Servings 12 servings
Prep Time 10 minutes
Cook Time 15 minutes
Total Time 25 minutes

Ingredients

Dressing:

  • 1/3 c. red wine vinegar
  • 1 tbsp. Dijon mustard
  • 2/3 c. extra-virgin olive oil
  • 2 garlic cloves grated
  • 1/2 teaspoon Italian seasoning
  • Kosher salt and black pepper

Salad:

  • 1 medium head of Romaine lettuce finely shredded
  • 1 pint cherry tomatoes halved
  • 4 hard boiled eggs diced
  • 8 slices crispy bacon chopped
  • 1 cup shredded cooked chicken
  • 1 large avocado diced
  • 6 ounces feta crumbled
  • Kosher salt and coarse black pepper
  • 12 dinner rolls
  • 1 tablespoon fresh chives for garnish

Instructions

  • In a mason jar, combine the red wine vinegar, mustard, oil, garlic, Italian seasoning, and a pinch of salt and pepper.

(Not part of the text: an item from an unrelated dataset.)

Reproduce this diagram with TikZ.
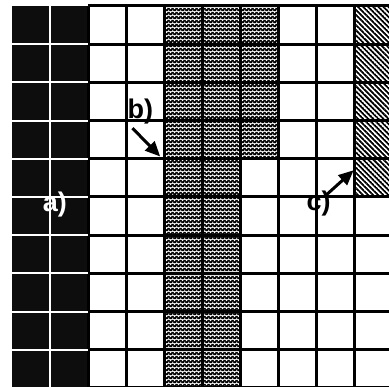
\documentclass[tikz,border=0pt]{standalone}
\usepackage{fontspec}
\setmainfont{Liberation Sans}
\usetikzlibrary{positioning,arrows.meta,patterns.meta}

\tikzdeclarepattern{
  name=checks,
  type=colored,
  bounding box={(0pt,0pt) and (4pt,4pt)},
  tile size={(4pt,4pt)},
  code={
    \fill[black] (0pt,0pt) rectangle (4pt,4pt);
    \fill[white] (1pt,1pt) circle (0.85pt);
    \fill[white] (3pt,3pt) circle (0.85pt);
  }
}
\tikzdeclarepattern{
  name=hatch,
  bounding box={(0pt,-1pt) and (3.6pt,1pt)},
  tile size={(3.6pt,3.6pt)},
  tile transformation={rotate=-45},
  code={
    \draw[line width=1.8pt] (0pt,0pt) -- (3.6pt,0pt);
  }
}

\begin{document}
\begin{tikzpicture}[x=38pt,y=38.2pt,
  gridline/.style={line width=3pt},
  whiteline/.style={white,line width=2pt},
  tag/.style={font=\fontsize{27}{27}\selectfont\bfseries,inner sep=0pt},
  pointer/.style={line width=3pt,-{Triangle[length=15pt,width=13pt]}}]
  \useasboundingbox (-12pt,6pt) rectangle (377pt,-381pt);
  \clip (-12pt,6pt) rectangle (377pt,-381pt);
  % filled strips
  \fill[black!95] (0,0) rectangle (2,-10);
  \fill[pattern=checks] (4,0) rectangle (7,-4);
  \fill[pattern=checks] (4,-4) rectangle (6,-10);
  \fill[pattern=hatch] (9,0) rectangle (10,-5);
  % grid
  \foreach \i in {2,...,10}
    \draw[gridline] (\i,0) -- (\i,-10);
  \foreach \j in {0,...,10}
    \draw[gridline] (2,-\j) -- (10,-\j);
  \draw[whiteline] (1,0) -- (1,-10);
  \foreach \j in {1,...,10}
    \draw[whiteline] (0,-\j) -- (2,-\j);
  % labels
  \node[tag,white] (la) at (1.13,-5.2) {a)};
  \node[tag] (lb) at (3.38,-2.76) {b)};
  \node[tag] (lc) at (8.07,-5.16) {c)};
  \coordinate (tb) at (3.9,-3.94);
  \coordinate (tc) at (8.99,-4.3);
  \draw[pointer] ([shift={(5pt,-4pt)}]lb.south west) -- (tb);
  \draw[pointer] ([shift={(-5pt,-5pt)}]lc.north east) -- (tc);
\end{tikzpicture}
\end{document}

Screw the lid on tight and give it a vigorous shake until well blended. Give it a taste and adjust seasoning accordingly, adding more salt or pepper as needed. Set aside. Dressing can be made up to three days in advance and kept in the fridge until ready to use.
  • To make the salad, place the lettuce in a very large bowl. Add in the tomatoes, eggs, bacon, chicken, avocado, and feta. Drizzle in about half of the dressing and season with a pinch of salt and pepper. Give it a toss until evenly combined, adding more dressing as you'd like.
  • Cut the rolls into little bread bowl, by slicing a bit of the top off and then scooping out some of the insides. Fill each with the salad and garnish with chives. Serve immediately. Enjoy!